Keseriusan ini digambarkan oleh Fawaz A Gergez, Guru Besar Sarah Lawrence College, dalam bukunya ‘America and Political Islam’ (1999). Prediksi NIC yang meramalkan Khilafah sebagai salah satu fenomena utama dunia di tahun 2020 juga menunjukkan perhatian think tank
AS terhadap kemungkinan munculnya kekuatan Islam pada masa mendatang.

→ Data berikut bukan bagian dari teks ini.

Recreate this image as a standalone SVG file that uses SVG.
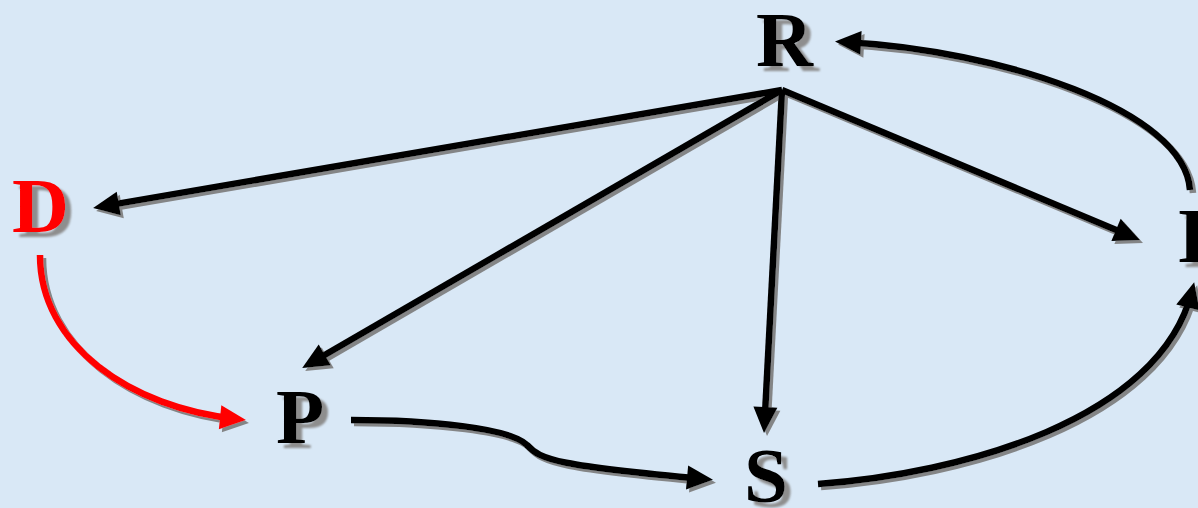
<svg xmlns="http://www.w3.org/2000/svg" width="1198" height="508" viewBox="0 0 1198 508">
<defs>
<style>
.lbl{font-family:"Liberation Serif","Times New Roman",serif;font-weight:bold;font-size:79px;filter:url(#ts)}
.k{fill:none;stroke:#000;stroke-width:6.5}
.r{fill:none;stroke:#f00;stroke-width:6.5}
</style>
<filter id="ds" x="-10%" y="-10%" width="130%" height="130%">
<feDropShadow dx="3" dy="3" stdDeviation="0.6" flood-color="#7a7a7a" flood-opacity="0.9"/>
</filter>
<filter id="ts" x="-20%" y="-20%" width="160%" height="160%">
<feDropShadow dx="6" dy="5" stdDeviation="0.8" flood-color="#8e8e8e" flood-opacity="1"/>
</filter>
<marker id="ak" markerUnits="userSpaceOnUse" markerWidth="30" markerHeight="28" refX="17" refY="12" orient="auto" overflow="visible">
<path d="M0,0 L26,12 L0,24 Z" fill="#000"/>
</marker>
<marker id="ar" markerUnits="userSpaceOnUse" markerWidth="30" markerHeight="28" refX="17" refY="12" orient="auto" overflow="visible">
<path d="M0,0 L26,12 L0,24 Z" fill="#f00"/>
</marker>
</defs>
<rect width="1198" height="508" fill="#d9e8f6"/>
<g id="connectors" filter="url(#ds)">
<path class="k" d="M782,90 L102,206.4" marker-end="url(#ak)"/>
<path class="k" d="M782,90 L310,363.5" marker-end="url(#ak)"/>
<path class="k" d="M782,90 L764.5,424" marker-end="url(#ak)"/>
<path class="k" d="M782,90 L1131.7,236.5" marker-end="url(#ak)"/>
<path class="k" d="M1190,190 C1185,110 1000,50 844,42" marker-end="url(#ak)"/>
<path class="r" d="M40,255 C40,345 130,408 237,419" marker-end="url(#ar)"/>
<path class="k" d="M351,420 C430,420 510,428 527,445 C540,460 560,466 704,479" marker-end="url(#ak)"/>
<path class="k" d="M818,484 C960,474 1160,420 1192,291" marker-end="url(#ak)"/>
</g>
<g id="node-R"><text class="lbl" x="756" y="66">R</text></g>
<g id="node-D"><text class="lbl" x="12" y="232" fill="#f00">D</text></g>
<g id="node-I"><text class="lbl" x="1177" y="262">I</text></g>
<g id="node-P"><text class="lbl" x="276" y="443">P</text></g>
<g id="node-S"><text class="lbl" x="744" y="502">S</text></g>
</svg>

Tentu hal ini tidak akan dibiarkan oleh Pemerintah AS sebagai informasi
semata, tetapi akan dijadikan sebagai basis kebijakan politik luar
negeri AS dalam membendung segala arus yang membawa potensi kembalinya
Khilafah.
Penutup
Sebagaimana diketahui, negara-negara
kapitalis penjajah dan para pendukungnya berupaya memberikan citra
negatif terhadap syariah Islam dan Khilafah secara sistematis. Syariah
dan Khilafah digambarkan sebagai sesuatu yang membahayakan negeri
Muslim, termasuk Nusantara ini. Tentu sekecil apapun celah yang bisa
digunakan untuk menghadang tegaknya Khilafah akan mereka dukung,
termasuk ide Islam Nusantara yang bermuatan sekularisme itu. Penyebaran
sekularisme tentu akan menjadi jalan paling mulus bagi AS untuk
melanggengkan hegemoninya di negeri-negeri Muslim, termasuk di Indonesia
ini.
Kaum Muslim harus menyadari pula bahwa
kelompok-kelompok liberal yang eksis saat ini tidak lebih dari mesin
politik untuk kepentingan penjajah AS dan sekutunya. Berkedok semboyan
memajukan atau mencerahkan Islam, mereka berupaya menyeret generasi
Muslim menjadi peluru penjajah. Isu utama yang mereka angkat selalu
disesuaikan dengan isu-isu yang yang diusung AS dan sekutunya. Kelompok
liberal di negeri ini bersama Asia Foundation, Heritage Foundation, dan Rand Corporation,
gencar menyerang ide syariah dan Khilafah dengan menganggap syariah dan
Khilafah sebagai ancaman bagi Nusantara. Sebaliknya, perilaku moral
yang rendah, seperti menjamurnya pornografi dan pornoaksi di area publik
akibat liberalisme, juga kesengsaraan ekonomi yang diakibatkan oleh
rusaknya sistem ekonomi kapitalis, tidak direspon sebagai isu utama oleh
mereka. Kucuran dana besar dari penjajah memang cukup ampuh untuk
menciptakan para komprador yang makin mengering akal dan nuraninya.